Plotting code records:

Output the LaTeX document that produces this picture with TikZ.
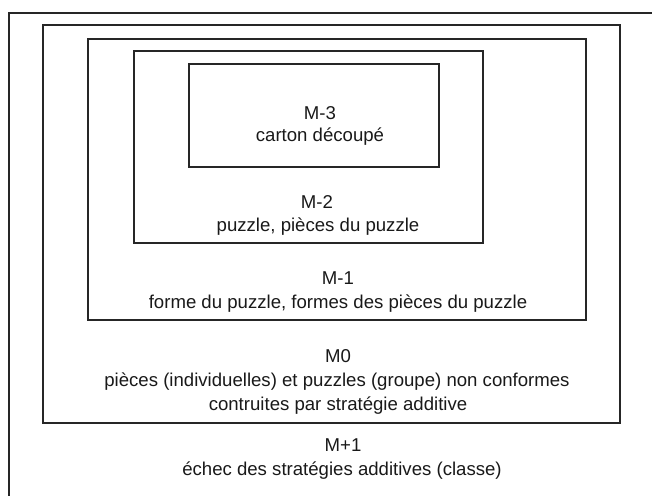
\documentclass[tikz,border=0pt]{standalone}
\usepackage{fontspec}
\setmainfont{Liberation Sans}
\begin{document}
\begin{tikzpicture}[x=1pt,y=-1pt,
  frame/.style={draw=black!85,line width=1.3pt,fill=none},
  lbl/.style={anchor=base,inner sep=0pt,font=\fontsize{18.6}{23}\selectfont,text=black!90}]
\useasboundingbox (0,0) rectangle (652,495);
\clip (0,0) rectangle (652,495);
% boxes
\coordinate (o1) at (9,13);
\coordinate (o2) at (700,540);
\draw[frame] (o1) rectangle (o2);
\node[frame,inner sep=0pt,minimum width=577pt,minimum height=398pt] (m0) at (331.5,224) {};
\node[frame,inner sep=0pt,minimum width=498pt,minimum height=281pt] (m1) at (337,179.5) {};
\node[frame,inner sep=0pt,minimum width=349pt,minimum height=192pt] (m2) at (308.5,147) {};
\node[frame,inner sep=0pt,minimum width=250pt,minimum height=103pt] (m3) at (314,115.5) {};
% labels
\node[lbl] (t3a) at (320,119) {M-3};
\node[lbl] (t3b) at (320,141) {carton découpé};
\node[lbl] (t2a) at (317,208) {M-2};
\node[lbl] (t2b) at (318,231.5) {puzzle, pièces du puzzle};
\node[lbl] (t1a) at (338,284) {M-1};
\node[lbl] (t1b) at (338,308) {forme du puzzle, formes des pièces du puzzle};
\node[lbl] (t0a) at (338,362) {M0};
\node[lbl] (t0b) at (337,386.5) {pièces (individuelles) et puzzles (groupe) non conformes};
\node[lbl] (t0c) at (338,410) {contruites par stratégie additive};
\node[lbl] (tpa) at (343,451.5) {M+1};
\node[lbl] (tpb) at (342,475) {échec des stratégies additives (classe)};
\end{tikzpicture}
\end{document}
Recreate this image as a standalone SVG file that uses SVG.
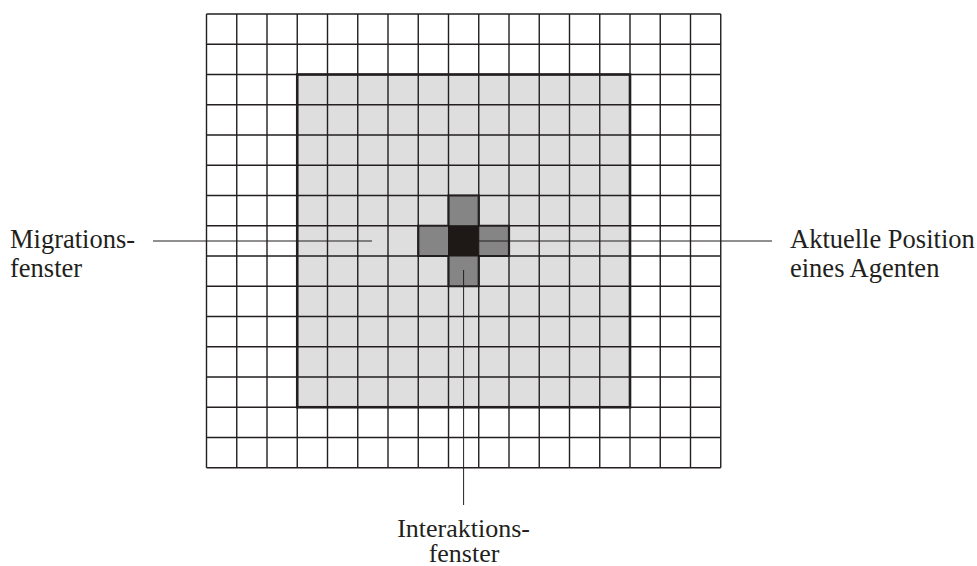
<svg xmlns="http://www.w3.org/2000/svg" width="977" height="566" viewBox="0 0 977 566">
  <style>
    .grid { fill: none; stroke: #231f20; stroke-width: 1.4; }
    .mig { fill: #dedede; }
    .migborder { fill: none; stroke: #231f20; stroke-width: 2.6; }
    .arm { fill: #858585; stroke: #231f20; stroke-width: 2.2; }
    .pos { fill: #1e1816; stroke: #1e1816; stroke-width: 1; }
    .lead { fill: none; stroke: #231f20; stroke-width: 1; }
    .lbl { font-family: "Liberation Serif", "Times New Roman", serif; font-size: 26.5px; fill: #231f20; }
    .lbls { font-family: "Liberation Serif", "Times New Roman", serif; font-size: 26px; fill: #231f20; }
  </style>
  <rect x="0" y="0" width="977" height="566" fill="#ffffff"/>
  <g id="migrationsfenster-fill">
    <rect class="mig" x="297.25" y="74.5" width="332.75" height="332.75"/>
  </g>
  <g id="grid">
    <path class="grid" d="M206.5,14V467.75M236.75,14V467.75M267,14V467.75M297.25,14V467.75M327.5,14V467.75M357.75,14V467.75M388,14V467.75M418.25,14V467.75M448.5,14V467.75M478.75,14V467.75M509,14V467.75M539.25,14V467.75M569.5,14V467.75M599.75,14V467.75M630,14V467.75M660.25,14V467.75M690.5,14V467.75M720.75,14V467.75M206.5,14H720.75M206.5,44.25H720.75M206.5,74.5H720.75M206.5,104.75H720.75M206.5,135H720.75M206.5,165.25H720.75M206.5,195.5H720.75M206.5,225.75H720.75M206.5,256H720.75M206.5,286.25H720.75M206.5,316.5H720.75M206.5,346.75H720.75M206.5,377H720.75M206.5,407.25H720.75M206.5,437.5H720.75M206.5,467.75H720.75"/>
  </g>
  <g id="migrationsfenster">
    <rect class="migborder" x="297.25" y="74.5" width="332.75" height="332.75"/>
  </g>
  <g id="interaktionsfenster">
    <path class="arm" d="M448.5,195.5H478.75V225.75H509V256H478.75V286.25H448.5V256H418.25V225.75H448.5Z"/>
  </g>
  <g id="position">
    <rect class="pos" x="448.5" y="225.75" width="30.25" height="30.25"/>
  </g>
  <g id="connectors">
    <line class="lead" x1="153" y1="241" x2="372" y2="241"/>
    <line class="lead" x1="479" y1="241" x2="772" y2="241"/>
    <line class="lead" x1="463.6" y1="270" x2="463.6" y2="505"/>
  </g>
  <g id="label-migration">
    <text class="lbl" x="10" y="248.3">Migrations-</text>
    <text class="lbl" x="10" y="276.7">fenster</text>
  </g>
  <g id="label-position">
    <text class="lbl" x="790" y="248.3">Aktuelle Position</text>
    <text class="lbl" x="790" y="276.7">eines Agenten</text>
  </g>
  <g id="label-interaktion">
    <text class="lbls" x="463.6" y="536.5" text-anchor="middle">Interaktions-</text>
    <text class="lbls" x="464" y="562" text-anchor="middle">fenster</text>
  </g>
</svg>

Directions for this task: Copy the records exactly as they appear, excluding images.

Expected output:
Output the LaTeX document that produces this picture with TikZ.
\documentclass[tikz,border=0pt]{standalone}
\usepackage{fontspec}
\setmainfont{Liberation Sans}
\begin{document}
\begin{tikzpicture}[x=1pt,y=-1pt,
  frame/.style={draw=black!85,line width=1.3pt,fill=none},
  lbl/.style={anchor=base,inner sep=0pt,font=\fontsize{18.6}{23}\selectfont,text=black!90}]
\useasboundingbox (0,0) rectangle (652,495);
\clip (0,0) rectangle (652,495);
% boxes
\coordinate (o1) at (9,13);
\coordinate (o2) at (700,540);
\draw[frame] (o1) rectangle (o2);
\node[frame,inner sep=0pt,minimum width=577pt,minimum height=398pt] (m0) at (331.5,224) {};
\node[frame,inner sep=0pt,minimum width=498pt,minimum height=281pt] (m1) at (337,179.5) {};
\node[frame,inner sep=0pt,minimum width=349pt,minimum height=192pt] (m2) at (308.5,147) {};
\node[frame,inner sep=0pt,minimum width=250pt,minimum height=103pt] (m3) at (314,115.5) {};
% labels
\node[lbl] (t3a) at (320,119) {M-3};
\node[lbl] (t3b) at (320,141) {carton découpé};
\node[lbl] (t2a) at (317,208) {M-2};
\node[lbl] (t2b) at (318,231.5) {puzzle, pièces du puzzle};
\node[lbl] (t1a) at (338,284) {M-1};
\node[lbl] (t1b) at (338,308) {forme du puzzle, formes des pièces du puzzle};
\node[lbl] (t0a) at (338,362) {M0};
\node[lbl] (t0b) at (337,386.5) {pièces (individuelles) et puzzles (groupe) non conformes};
\node[lbl] (t0c) at (338,410) {contruites par stratégie additive};
\node[lbl] (tpa) at (343,451.5) {M+1};
\node[lbl] (tpb) at (342,475) {échec des stratégies additives (classe)};
\end{tikzpicture}
\end{document}
Recreate this image as a standalone SVG file that uses SVG.
<svg xmlns="http://www.w3.org/2000/svg" width="977" height="566" viewBox="0 0 977 566">
  <style>
    .grid { fill: none; stroke: #231f20; stroke-width: 1.4; }
    .mig { fill: #dedede; }
    .migborder { fill: none; stroke: #231f20; stroke-width: 2.6; }
    .arm { fill: #858585; stroke: #231f20; stroke-width: 2.2; }
    .pos { fill: #1e1816; stroke: #1e1816; stroke-width: 1; }
    .lead { fill: none; stroke: #231f20; stroke-width: 1; }
    .lbl { font-family: "Liberation Serif", "Times New Roman", serif; font-size: 26.5px; fill: #231f20; }
    .lbls { font-family: "Liberation Serif", "Times New Roman", serif; font-size: 26px; fill: #231f20; }
  </style>
  <rect x="0" y="0" width="977" height="566" fill="#ffffff"/>
  <g id="migrationsfenster-fill">
    <rect class="mig" x="297.25" y="74.5" width="332.75" height="332.75"/>
  </g>
  <g id="grid">
    <path class="grid" d="M206.5,14V467.75M236.75,14V467.75M267,14V467.75M297.25,14V467.75M327.5,14V467.75M357.75,14V467.75M388,14V467.75M418.25,14V467.75M448.5,14V467.75M478.75,14V467.75M509,14V467.75M539.25,14V467.75M569.5,14V467.75M599.75,14V467.75M630,14V467.75M660.25,14V467.75M690.5,14V467.75M720.75,14V467.75M206.5,14H720.75M206.5,44.25H720.75M206.5,74.5H720.75M206.5,104.75H720.75M206.5,135H720.75M206.5,165.25H720.75M206.5,195.5H720.75M206.5,225.75H720.75M206.5,256H720.75M206.5,286.25H720.75M206.5,316.5H720.75M206.5,346.75H720.75M206.5,377H720.75M206.5,407.25H720.75M206.5,437.5H720.75M206.5,467.75H720.75"/>
  </g>
  <g id="migrationsfenster">
    <rect class="migborder" x="297.25" y="74.5" width="332.75" height="332.75"/>
  </g>
  <g id="interaktionsfenster">
    <path class="arm" d="M448.5,195.5H478.75V225.75H509V256H478.75V286.25H448.5V256H418.25V225.75H448.5Z"/>
  </g>
  <g id="position">
    <rect class="pos" x="448.5" y="225.75" width="30.25" height="30.25"/>
  </g>
  <g id="connectors">
    <line class="lead" x1="153" y1="241" x2="372" y2="241"/>
    <line class="lead" x1="479" y1="241" x2="772" y2="241"/>
    <line class="lead" x1="463.6" y1="270" x2="463.6" y2="505"/>
  </g>
  <g id="label-migration">
    <text class="lbl" x="10" y="248.3">Migrations-</text>
    <text class="lbl" x="10" y="276.7">fenster</text>
  </g>
  <g id="label-position">
    <text class="lbl" x="790" y="248.3">Aktuelle Position</text>
    <text class="lbl" x="790" y="276.7">eines Agenten</text>
  </g>
  <g id="label-interaktion">
    <text class="lbls" x="463.6" y="536.5" text-anchor="middle">Interaktions-</text>
    <text class="lbls" x="464" y="562" text-anchor="middle">fenster</text>
  </g>
</svg>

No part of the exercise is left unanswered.